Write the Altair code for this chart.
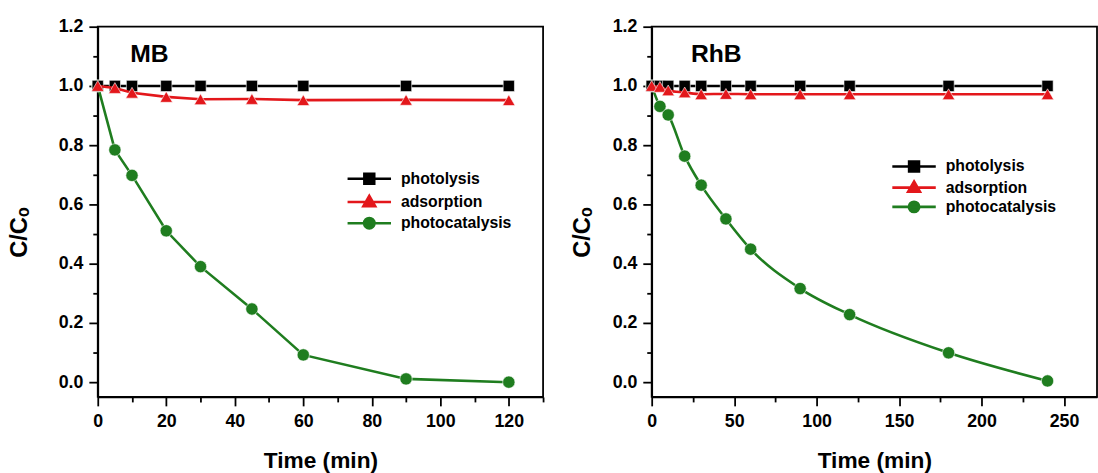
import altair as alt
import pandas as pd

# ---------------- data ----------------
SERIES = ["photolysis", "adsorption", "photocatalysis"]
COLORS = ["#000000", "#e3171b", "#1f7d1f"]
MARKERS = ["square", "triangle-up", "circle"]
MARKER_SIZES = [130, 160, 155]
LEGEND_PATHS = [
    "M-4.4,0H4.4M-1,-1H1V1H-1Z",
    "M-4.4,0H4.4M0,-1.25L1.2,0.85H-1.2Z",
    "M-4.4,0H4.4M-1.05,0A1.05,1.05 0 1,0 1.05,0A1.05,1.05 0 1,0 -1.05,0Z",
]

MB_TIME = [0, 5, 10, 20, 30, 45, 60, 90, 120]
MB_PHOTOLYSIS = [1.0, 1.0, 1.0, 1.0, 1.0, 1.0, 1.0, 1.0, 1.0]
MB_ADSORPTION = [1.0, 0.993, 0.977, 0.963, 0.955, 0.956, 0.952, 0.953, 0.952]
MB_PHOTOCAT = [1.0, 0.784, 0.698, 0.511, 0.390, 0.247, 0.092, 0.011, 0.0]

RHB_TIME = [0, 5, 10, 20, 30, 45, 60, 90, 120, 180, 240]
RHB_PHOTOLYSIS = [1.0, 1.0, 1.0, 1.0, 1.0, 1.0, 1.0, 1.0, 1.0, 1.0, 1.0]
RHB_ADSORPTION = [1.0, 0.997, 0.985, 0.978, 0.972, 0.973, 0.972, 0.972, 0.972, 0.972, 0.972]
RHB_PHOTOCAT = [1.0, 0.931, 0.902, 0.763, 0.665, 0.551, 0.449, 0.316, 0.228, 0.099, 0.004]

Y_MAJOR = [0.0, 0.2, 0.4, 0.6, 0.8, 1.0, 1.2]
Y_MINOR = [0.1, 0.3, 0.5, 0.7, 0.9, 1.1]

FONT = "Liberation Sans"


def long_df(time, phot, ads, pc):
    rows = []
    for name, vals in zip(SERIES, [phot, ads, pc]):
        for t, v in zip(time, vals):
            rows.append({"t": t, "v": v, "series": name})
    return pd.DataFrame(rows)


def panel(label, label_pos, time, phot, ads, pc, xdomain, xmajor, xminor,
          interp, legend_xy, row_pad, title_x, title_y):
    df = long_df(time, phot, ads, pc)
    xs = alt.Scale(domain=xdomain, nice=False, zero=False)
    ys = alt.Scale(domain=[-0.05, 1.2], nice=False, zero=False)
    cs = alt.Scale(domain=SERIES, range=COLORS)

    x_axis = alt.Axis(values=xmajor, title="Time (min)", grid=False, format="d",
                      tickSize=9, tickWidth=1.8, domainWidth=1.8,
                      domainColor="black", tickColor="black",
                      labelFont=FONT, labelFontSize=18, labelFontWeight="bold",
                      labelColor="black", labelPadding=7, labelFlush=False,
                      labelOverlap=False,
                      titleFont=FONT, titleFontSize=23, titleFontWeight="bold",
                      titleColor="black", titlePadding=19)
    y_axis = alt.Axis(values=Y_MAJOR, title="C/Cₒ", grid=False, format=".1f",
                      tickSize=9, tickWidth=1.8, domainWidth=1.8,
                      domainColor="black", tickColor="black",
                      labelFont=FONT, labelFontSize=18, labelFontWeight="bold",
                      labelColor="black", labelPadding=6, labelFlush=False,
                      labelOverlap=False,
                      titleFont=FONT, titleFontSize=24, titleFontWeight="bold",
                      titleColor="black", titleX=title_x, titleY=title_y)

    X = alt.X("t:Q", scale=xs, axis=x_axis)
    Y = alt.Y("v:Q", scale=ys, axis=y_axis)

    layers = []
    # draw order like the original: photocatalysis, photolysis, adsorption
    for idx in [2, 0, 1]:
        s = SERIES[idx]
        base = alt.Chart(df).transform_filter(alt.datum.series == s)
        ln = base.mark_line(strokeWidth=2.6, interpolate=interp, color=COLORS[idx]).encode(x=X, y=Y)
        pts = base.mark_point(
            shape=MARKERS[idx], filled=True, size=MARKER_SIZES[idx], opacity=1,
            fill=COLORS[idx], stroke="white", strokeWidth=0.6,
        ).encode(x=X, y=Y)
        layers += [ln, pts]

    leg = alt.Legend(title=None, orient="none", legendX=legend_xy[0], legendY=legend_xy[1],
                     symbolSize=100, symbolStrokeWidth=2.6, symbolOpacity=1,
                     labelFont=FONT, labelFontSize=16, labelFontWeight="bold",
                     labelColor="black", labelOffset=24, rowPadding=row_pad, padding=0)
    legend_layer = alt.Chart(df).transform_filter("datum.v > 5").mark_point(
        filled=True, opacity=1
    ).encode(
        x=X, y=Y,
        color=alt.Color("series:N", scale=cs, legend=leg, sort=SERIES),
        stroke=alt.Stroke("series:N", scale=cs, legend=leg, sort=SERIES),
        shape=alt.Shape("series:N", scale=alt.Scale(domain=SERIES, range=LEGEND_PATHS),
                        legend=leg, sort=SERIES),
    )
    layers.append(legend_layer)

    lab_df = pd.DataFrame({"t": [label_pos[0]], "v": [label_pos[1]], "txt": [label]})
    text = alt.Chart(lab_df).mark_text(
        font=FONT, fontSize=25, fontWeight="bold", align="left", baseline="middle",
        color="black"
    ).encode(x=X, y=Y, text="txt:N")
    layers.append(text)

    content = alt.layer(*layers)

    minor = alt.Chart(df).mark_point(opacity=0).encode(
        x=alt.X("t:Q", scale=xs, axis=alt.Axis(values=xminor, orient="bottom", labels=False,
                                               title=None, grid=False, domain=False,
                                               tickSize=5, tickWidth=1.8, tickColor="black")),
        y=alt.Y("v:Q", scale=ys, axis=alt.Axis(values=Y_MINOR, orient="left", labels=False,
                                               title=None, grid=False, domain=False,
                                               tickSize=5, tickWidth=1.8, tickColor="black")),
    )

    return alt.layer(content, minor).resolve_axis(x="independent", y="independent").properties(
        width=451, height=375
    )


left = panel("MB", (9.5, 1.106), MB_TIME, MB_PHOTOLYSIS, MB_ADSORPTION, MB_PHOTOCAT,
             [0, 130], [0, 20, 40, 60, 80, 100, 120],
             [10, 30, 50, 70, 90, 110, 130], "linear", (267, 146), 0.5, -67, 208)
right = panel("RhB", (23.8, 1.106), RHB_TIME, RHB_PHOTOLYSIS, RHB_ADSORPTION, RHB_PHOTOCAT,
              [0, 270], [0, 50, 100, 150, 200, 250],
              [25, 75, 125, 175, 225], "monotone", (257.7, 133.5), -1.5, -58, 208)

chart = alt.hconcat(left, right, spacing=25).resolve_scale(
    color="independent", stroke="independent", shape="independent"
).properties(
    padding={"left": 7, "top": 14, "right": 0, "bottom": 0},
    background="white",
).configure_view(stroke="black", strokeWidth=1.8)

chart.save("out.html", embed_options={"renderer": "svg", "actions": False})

§ §

What you are asked to do: Leave the pictures out and please restate exactly the lines running from the start of the material through the one with "0.092, 0.011, 0.0]".

Result for this task:
Write the Altair code for this chart.
import altair as alt
import pandas as pd

# ---------------- data ----------------
SERIES = ["photolysis", "adsorption", "photocatalysis"]
COLORS = ["#000000", "#e3171b", "#1f7d1f"]
MARKERS = ["square", "triangle-up", "circle"]
MARKER_SIZES = [130, 160, 155]
LEGEND_PATHS = [
    "M-4.4,0H4.4M-1,-1H1V1H-1Z",
    "M-4.4,0H4.4M0,-1.25L1.2,0.85H-1.2Z",
    "M-4.4,0H4.4M-1.05,0A1.05,1.05 0 1,0 1.05,0A1.05,1.05 0 1,0 -1.05,0Z",
]

MB_TIME = [0, 5, 10, 20, 30, 45, 60, 90, 120]
MB_PHOTOLYSIS = [1.0, 1.0, 1.0, 1.0, 1.0, 1.0, 1.0, 1.0, 1.0]
MB_ADSORPTION = [1.0, 0.993, 0.977, 0.963, 0.955, 0.956, 0.952, 0.953, 0.952]
MB_PHOTOCAT = [1.0, 0.784, 0.698, 0.511, 0.390, 0.247, 0.092, 0.011, 0.0]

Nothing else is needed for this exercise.